• _DATA LISTING_

↓↓↓

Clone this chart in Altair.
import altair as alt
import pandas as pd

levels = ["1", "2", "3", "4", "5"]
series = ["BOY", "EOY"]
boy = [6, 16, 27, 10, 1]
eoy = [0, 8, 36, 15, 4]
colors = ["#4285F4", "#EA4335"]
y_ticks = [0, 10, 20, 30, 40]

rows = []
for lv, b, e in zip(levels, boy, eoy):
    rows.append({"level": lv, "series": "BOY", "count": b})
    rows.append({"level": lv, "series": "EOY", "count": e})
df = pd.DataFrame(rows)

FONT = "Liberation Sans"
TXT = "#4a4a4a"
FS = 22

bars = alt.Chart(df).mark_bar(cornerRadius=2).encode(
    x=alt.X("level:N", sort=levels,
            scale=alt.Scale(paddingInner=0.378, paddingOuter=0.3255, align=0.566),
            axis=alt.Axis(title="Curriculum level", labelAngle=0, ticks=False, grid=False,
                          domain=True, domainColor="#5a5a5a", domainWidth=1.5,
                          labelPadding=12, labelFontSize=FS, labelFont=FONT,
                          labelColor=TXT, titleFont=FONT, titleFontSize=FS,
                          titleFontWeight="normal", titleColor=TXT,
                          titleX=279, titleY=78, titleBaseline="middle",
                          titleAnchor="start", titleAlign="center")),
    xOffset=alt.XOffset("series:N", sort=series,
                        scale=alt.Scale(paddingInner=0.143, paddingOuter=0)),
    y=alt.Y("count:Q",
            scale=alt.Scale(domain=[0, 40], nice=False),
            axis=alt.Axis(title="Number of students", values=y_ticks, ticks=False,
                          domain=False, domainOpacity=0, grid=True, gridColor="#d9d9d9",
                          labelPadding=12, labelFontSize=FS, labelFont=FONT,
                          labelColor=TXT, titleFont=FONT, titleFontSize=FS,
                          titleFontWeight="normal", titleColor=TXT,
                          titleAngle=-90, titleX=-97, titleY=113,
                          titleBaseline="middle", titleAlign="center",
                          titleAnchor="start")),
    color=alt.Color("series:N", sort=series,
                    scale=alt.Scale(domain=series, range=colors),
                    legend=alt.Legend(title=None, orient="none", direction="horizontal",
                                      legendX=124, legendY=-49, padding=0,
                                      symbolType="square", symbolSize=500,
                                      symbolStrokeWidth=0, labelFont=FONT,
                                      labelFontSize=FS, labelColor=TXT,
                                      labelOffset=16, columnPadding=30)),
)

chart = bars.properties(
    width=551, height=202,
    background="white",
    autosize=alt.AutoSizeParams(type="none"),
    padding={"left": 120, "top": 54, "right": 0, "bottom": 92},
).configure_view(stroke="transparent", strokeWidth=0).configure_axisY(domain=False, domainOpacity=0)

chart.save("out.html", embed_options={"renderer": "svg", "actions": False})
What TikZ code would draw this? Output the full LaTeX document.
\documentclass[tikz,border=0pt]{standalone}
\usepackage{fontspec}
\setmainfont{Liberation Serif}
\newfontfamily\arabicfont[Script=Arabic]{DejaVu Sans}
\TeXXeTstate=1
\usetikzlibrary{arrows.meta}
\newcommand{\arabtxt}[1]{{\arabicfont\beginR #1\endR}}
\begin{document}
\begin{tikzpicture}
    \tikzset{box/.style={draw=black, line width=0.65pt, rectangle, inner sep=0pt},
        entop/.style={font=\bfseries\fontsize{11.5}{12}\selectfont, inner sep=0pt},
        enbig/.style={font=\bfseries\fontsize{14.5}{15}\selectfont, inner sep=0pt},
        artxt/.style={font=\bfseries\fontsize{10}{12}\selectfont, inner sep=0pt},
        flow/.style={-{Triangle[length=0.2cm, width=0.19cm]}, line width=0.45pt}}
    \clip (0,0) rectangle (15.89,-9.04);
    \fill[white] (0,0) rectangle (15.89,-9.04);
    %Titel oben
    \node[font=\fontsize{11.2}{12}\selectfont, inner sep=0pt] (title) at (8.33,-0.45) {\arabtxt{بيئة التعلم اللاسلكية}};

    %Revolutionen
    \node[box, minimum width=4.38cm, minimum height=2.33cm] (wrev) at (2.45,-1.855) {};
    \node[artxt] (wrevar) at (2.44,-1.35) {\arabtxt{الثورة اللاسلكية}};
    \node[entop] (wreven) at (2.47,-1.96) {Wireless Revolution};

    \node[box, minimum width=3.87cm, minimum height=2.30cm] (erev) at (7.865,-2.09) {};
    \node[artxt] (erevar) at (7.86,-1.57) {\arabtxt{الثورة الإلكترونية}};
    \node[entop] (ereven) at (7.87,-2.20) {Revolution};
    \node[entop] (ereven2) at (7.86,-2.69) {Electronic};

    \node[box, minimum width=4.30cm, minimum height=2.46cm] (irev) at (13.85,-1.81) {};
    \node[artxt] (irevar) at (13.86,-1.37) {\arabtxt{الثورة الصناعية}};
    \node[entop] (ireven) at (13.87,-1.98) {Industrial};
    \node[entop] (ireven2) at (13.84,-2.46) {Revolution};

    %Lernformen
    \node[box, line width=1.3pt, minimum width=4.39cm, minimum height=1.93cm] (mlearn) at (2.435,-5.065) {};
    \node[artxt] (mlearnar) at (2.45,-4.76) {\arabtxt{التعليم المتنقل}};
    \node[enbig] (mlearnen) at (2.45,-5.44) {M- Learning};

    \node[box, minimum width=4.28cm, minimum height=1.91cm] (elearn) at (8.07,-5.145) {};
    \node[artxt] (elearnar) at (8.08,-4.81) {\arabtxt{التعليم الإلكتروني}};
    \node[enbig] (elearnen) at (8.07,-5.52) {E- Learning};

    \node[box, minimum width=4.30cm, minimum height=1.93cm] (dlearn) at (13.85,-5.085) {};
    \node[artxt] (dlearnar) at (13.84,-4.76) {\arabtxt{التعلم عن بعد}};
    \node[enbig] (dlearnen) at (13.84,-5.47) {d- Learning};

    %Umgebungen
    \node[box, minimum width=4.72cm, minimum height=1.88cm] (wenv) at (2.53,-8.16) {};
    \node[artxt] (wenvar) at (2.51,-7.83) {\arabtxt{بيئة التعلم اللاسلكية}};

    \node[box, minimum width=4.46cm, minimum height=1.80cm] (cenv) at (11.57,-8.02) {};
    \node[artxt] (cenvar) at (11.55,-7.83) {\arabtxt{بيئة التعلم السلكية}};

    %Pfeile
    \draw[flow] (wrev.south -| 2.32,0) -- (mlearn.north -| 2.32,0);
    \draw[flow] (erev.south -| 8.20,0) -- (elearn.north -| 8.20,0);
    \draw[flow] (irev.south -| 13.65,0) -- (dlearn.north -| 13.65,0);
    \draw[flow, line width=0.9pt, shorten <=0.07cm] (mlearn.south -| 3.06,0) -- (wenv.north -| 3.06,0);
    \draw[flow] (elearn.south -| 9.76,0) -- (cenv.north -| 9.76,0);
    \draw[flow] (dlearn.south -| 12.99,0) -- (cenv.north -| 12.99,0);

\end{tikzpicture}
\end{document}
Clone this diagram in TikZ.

↑↑↑

• _WHAT IS BEING ASKED_
The first line of the records and every line down to the line with "y_ticks = [0, 10, 20, 30, 40]" must be quoted exactly; leave out all else.

• _ANSWER IN FULL_
Clone this chart in Altair.
import altair as alt
import pandas as pd

levels = ["1", "2", "3", "4", "5"]
series = ["BOY", "EOY"]
boy = [6, 16, 27, 10, 1]
eoy = [0, 8, 36, 15, 4]
colors = ["#4285F4", "#EA4335"]
y_ticks = [0, 10, 20, 30, 40]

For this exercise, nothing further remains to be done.